Antichrist

According to Christian mythology, a human servant of Satan who plays a major role in the events just before the Second Coming of Christ and the end of the world. He is described in the Book of Revelations as the Beast whose number is 616 or 666 (the earliest surviving versions of the text differ on this point), and who persecutes Christians for 42 months. He receives an apparently fatal wound but then recovers. His rule finally ends when Christ returns, defeats him in the battle of Armageddon, and casts him and his minions into a lake of fire.

Many modern Bible scholars interpret the Beast as a veiled description of the Roman emperor Nero (37–68 CE), who launched the first great persecution of Christians. Believers in more fundamentalist versions of Christianity, however, treat the Book of Revelation as an accurate account of events that will happen in the future. For most of two millennia, Christian propaganda has focused on the claim that these predictions are about to be fulfilled, and identifying the Antichrist has therefore been a popular sport since the Middle Ages. Religious differences provided the material for Antichrist-baiting for most of this time; it became an item of faith for many medieval Christians that the Antichrist would be Jewish, while during the Reformation, both Martin Luther and the Pope were labeled Antichrist by their opponents.

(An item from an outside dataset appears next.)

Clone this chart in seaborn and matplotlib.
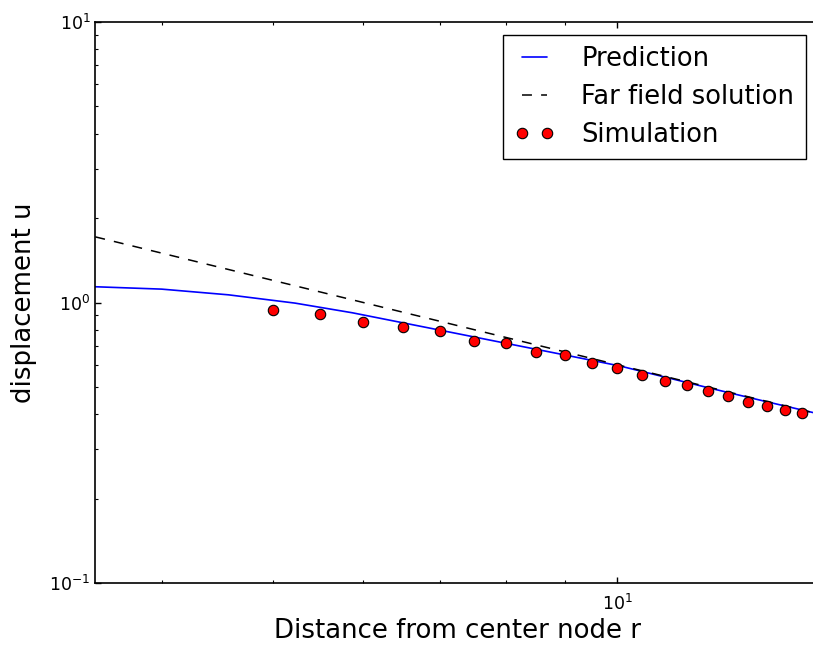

In recent centuries, however, religious candidates for Antichrist have been outnumbered by political ones. During the English Civil War, for example, Roundhead authors named Charles I as the Antichrist, while Royalists nominated Oliver Cromwell for the same position. In the same vein, American rebels of the Revolutionary War era noted that the phrase “royal supremacy in Britain,” translated into New Testament Greek, added up to 666. Popular candidates in the nineteenth and twentieth centuries included Napoleon Bonaparte, Napoleon III of France, Kaiser Wilhelm II of Germany, Lenin and Josef Stalin, Benito Mussolini, Adolf Hitler, Franklin D. Roosevelt, and President Anwar el-Sadat of Egypt. Before his defeat in the second Gulf War, many American fundamentalists considered Saddam Hussein a major contender for the title.

In another category are volunteers for the position, a rare breed before 1900 but fairly common since then. The best known of these was English occultist Aleister Crowley. Raised in a fundamentalist Christian family where the Antichrist and the Second Coming were everyday topics of conversation, Crowley convinced himself that he was the Beast 666 whose new religion of Thelema (“will”) would replace Christianity. See Crowley, Aleister.

Belief in the imminent appearance of the Antichrist has played a major role in spreading conspiracy theories in the western world. The idea that all the real and imaginary enemies of Christianity are in league with one another, under the direction of Antichrist or his agents, has been used to justify persecution of religious minorities for centuries, from the massacres of Rhineland Jews in the eleventh century to the attempts by today’s fundamentalists to deprive Pagans of their religious liberties. Inevitably, Christian versions of the popular “New World Order” conspiracy theory feature Antichrist as a major player. See Antisemitism; fundamentalism; New World Order.